SUSPS and Democracy in the Sierra Club 1998 Election
on the Immigration Ballot Question
Too many political deals cut in Washington have torn the Club's soul
away from protecting our precious natural resources.
Sierra Club has chosen to ignore the difficult issue of population
because it conflicts with the current Board's political strategy.
believe a comprehensive population policy for our country is essential.
Environmentalists have long recognized that population growth is the one
environmental issue that underlies all others. The Club understood this
at one time. But in 1996 the Club has lost its direction and issued a mandate that the immigration component of U.S. population growth can not be included as Club policy. (See our History section).

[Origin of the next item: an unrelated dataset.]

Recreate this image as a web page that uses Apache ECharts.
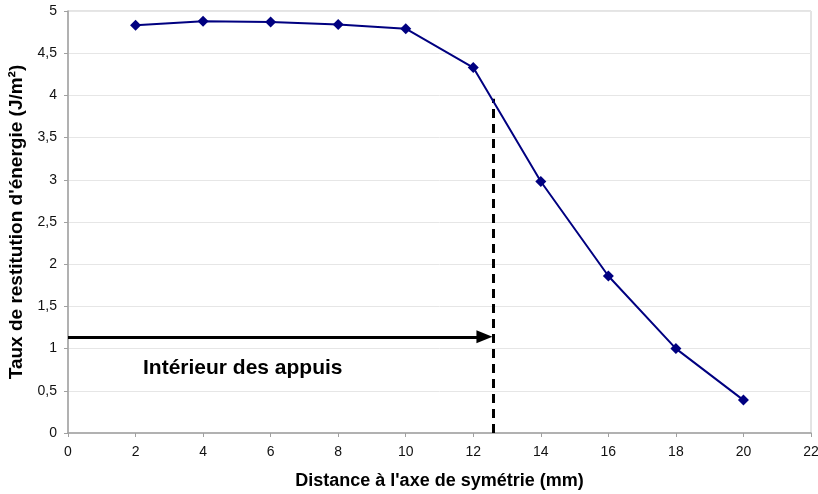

The Club has changed course in recent years to suit the wishes of
so-called allies who are not environmentalists - they are people who
care more about their own political agenda than about protecting our
planet. In 1997, the Club even appointed individuals who had no conservation or
population background to serve on the national Population Committee - individuals who
joined the Club only so they could be on that committee.

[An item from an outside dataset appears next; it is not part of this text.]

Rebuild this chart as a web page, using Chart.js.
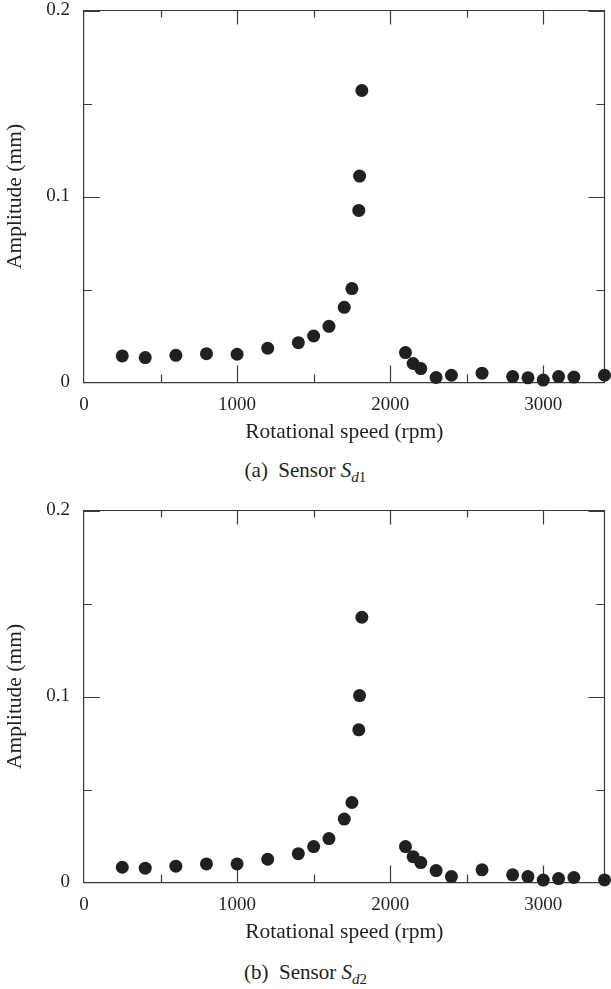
<!DOCTYPE html>
<html>
<head>
<meta charset="utf-8">
<script src="https://cdn.jsdelivr.net/npm/chart.js@4.4.1/dist/chart.umd.min.js"></script>
<style>
  body { margin: 0; background: #fff; width: 611px; height: 989px; position: relative; overflow: hidden; }
  canvas { position: absolute; left: 0; }
  .cap { position: absolute; left: 0; width: 611px; text-align: center; font: 21px "Liberation Serif", serif; line-height: 21px; color: #231f20; }
  .cap sub { font-size: 0.72em; vertical-align: baseline; position: relative; top: 0.3em; }
</style>
</head>
<body>
<canvas id="chartSd1" width="611" height="455" style="top:0"></canvas>
<div class="cap" style="top:460px">(a)&nbsp; Sensor <i>S</i><sub><i>d</i>1</sub></div>
<canvas id="chartSd2" width="611" height="455" style="top:500px"></canvas>
<div class="cap" style="top:962px">(b)&nbsp; Sensor <i>S</i><sub><i>d</i>2</sub></div>

<script>
// rotational speed (rpm), same for both sensors
const speeds = [250, 400, 600, 800, 1000, 1200, 1400, 1500, 1600, 1700, 1750, 1795, 1800, 1815,
                2100, 2150, 2200, 2300, 2400, 2600, 2800, 2900, 3000, 3100, 3200, 3400];

// amplitude (mm)
const ampSd1 = [0.0143, 0.0134, 0.0146, 0.0155, 0.0152, 0.0184, 0.0214, 0.0250, 0.0302, 0.0404, 0.0505, 0.0925, 0.1110, 0.1570,
                0.0161, 0.0102, 0.0075, 0.0027, 0.0039, 0.0050, 0.0032, 0.0025, 0.0013, 0.0032, 0.0029, 0.0039];
const ampSd2 = [0.0082, 0.0077, 0.0088, 0.0100, 0.0100, 0.0125, 0.0155, 0.0193, 0.0236, 0.0341, 0.0430, 0.0821, 0.1005, 0.1426,
                0.0193, 0.0139, 0.0107, 0.0064, 0.0032, 0.0068, 0.0041, 0.0032, 0.0013, 0.0021, 0.0027, 0.0014];

// tick positions (all get a mark) and the ones that carry a label
const xTickValues = [0, 500, 1000, 1500, 2000, 2500, 3000];
const xTickLabels = [0, 1000, 2000, 3000];
const yTickValues = [0, 0.05, 0.1, 0.15, 0.2];
const yTickLabels = [0, 0.1, 0.2];

const INK = '#231f20';
const FRAME = '#3a3a3a';
const SERIF = '"Liberation Serif", "DejaVu Serif", serif';

const isLabel = (list, v) => list.some(l => Math.abs(l - v) < 1e-9);

// frame on top/right + inward tick marks on all four sides
const frameTicks = {
  id: 'frameTicks',
  beforeDatasetsDraw(chart) {
    const { ctx, chartArea: a } = chart;
    const x = chart.scales.x, y = chart.scales.y;
    ctx.save();
    ctx.strokeStyle = FRAME;
    ctx.lineWidth = 1.2;
    ctx.beginPath();
    ctx.moveTo(a.left, a.top); ctx.lineTo(a.right, a.top); ctx.lineTo(a.right, a.bottom);

    // bottom and top edges
    for (const v of xTickValues) {
      if (v <= 0) continue;
      const px = Math.round(x.getPixelForValue(v)) + 0.5;
      const major = isLabel(xTickLabels, v);
      ctx.moveTo(px, a.bottom); ctx.lineTo(px, a.bottom - (major ? 17 : 8));
      ctx.moveTo(px, a.top); ctx.lineTo(px, a.top + (major ? 14 : 7));
    }
    // left and right edges
    for (const v of yTickValues) {
      if (v <= 0) continue;
      const py = Math.round(y.getPixelForValue(v)) + 0.5;
      const len = isLabel(yTickLabels, v) ? 16 : 8;
      ctx.moveTo(a.left, py); ctx.lineTo(a.left + len, py);
      ctx.moveTo(a.right, py); ctx.lineTo(a.right - len, py);
    }
    ctx.stroke();
    ctx.restore();
  }
};

function makeChart(id, amps) {
  const pts = speeds.map((s, i) => ({ x: s, y: amps[i] }));
  return new Chart(document.getElementById(id), {
    type: 'scatter',
    data: {
      datasets: [{
        data: pts,
        pointRadius: 6.5,
        pointHoverRadius: 6.5,
        pointBackgroundColor: INK,
        pointBorderWidth: 0,
        clip: false
      }]
    },
    options: {
      responsive: false,
      animation: false,
      devicePixelRatio: 1,
      layout: { padding: { top: 10.5, right: 3, left: 0, bottom: 0 } },
      plugins: { legend: { display: false }, tooltip: { enabled: false } },
      scales: {
        x: {
          type: 'linear', min: 0, max: 3400,
          afterBuildTicks: s => { s.ticks = xTickValues.map(v => ({ value: v })); },
          afterFit: s => { s.height = 72.5; s.paddingLeft = 0; s.paddingRight = 0; },
          grid: { display: false, drawTicks: false },
          border: { display: true, color: FRAME, width: 1.2 },
          ticks: {
            autoSkip: false, maxRotation: 0, padding: 13,
            color: INK, font: { family: SERIF, size: 19, lineHeight: 1 },
            callback: v => isLabel(xTickLabels, v) ? String(v) : ''
          },
          title: {
            display: true, text: 'Rotational speed (rpm)', color: INK,
            font: { family: SERIF, size: 21.5, lineHeight: 1.2 },
            padding: { top: 0, bottom: 10 }
          }
        },
        y: {
          type: 'linear', min: 0, max: 0.2,
          afterBuildTicks: s => { s.ticks = yTickValues.map(v => ({ value: v })); },
          afterFit: s => { s.width = 84; s.paddingTop = 0; s.paddingBottom = 0; },
          grid: { display: false, drawTicks: false },
          border: { display: true, color: FRAME, width: 1.2 },
          ticks: {
            autoSkip: false, padding: 14,
            color: INK, font: { family: SERIF, size: 19, lineHeight: 1 },
            callback: v => isLabel(yTickLabels, v) ? String(Math.round(v * 10) / 10) : ''
          },
          title: {
            display: true, text: 'Amplitude (mm)', color: INK,
            font: { family: SERIF, size: 21.5, lineHeight: 1.2 },
            padding: { top: 2, bottom: 0 }
          }
        }
      }
    },
    plugins: [frameTicks]
  });
}

makeChart('chartSd1', ampSd1);
makeChart('chartSd2', ampSd2);
</script>
</body>
</html>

In response, thousands of grassroots Sierra Club members, signed a
petition to put a referendum on the Club ballot. We wanted to get the Club
back on track on the population issue, and back to protecting the environment.
The referendum called for "an end to U.S. population growth at the
earliest possible time through reduction in natural increase... [and]

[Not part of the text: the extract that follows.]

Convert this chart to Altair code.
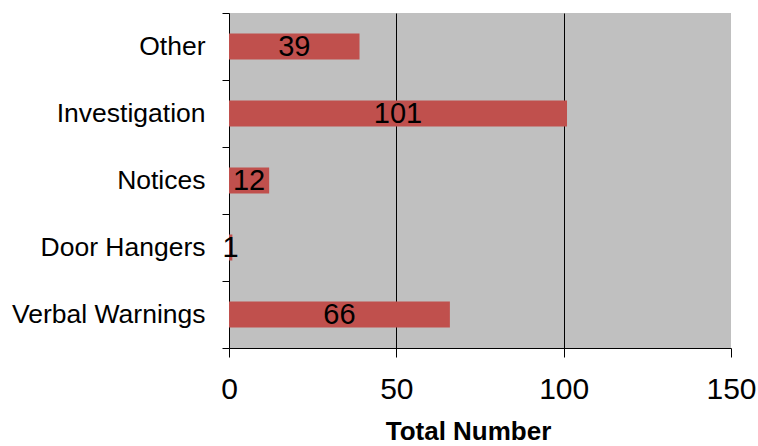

reduction in net immigration."
Club Leadership Feared Democracy
The Board deliberately confused the ballot question. Sierra Club
Bylaw 11.3 states that ballots shall allow "the members to express
approval or disapproval of each resolution." Bylaw 11.4 says,
"A majority of all the ballots cast on each question shall decide the
question... " But instead of allowing members a simple Yes or No vote on
the grassroots petition, the Board placed alternative "B" on the ballot
to deliberately confuse the membership. They had to decide for either "A" (the petitioners'
referendum) or "B."
(See the ballot questions).
Further, the Board added extraneous,
motherhood-and-apple-pie language to cloud the meaning of alternative B. "B" called for "maternal
and reproductive health care, empowerment and equity of women, human
rights and environmentally responsible consumption."
Ironically, nothing in "A" alternative would have prevented those pursuits.
The Board tried to make it look like "A" would prevent the Club from
working on global population issues. Nothing was further from the
truth. Indeed, the Club's efforts on global population
issues had been too weak and needed to be strengthened. Alternative "A"
complemented those efforts.
Unfortunately, in the opinion of many including the Club's Election Inspectors, the 1998 election was rigged by Club management with an "A" vs. "B" vote, violating Club bylaws.
Even so, 40% of the voters agreed with the SUSPS "A" position. Quite simply, the Sierra Club choked on population.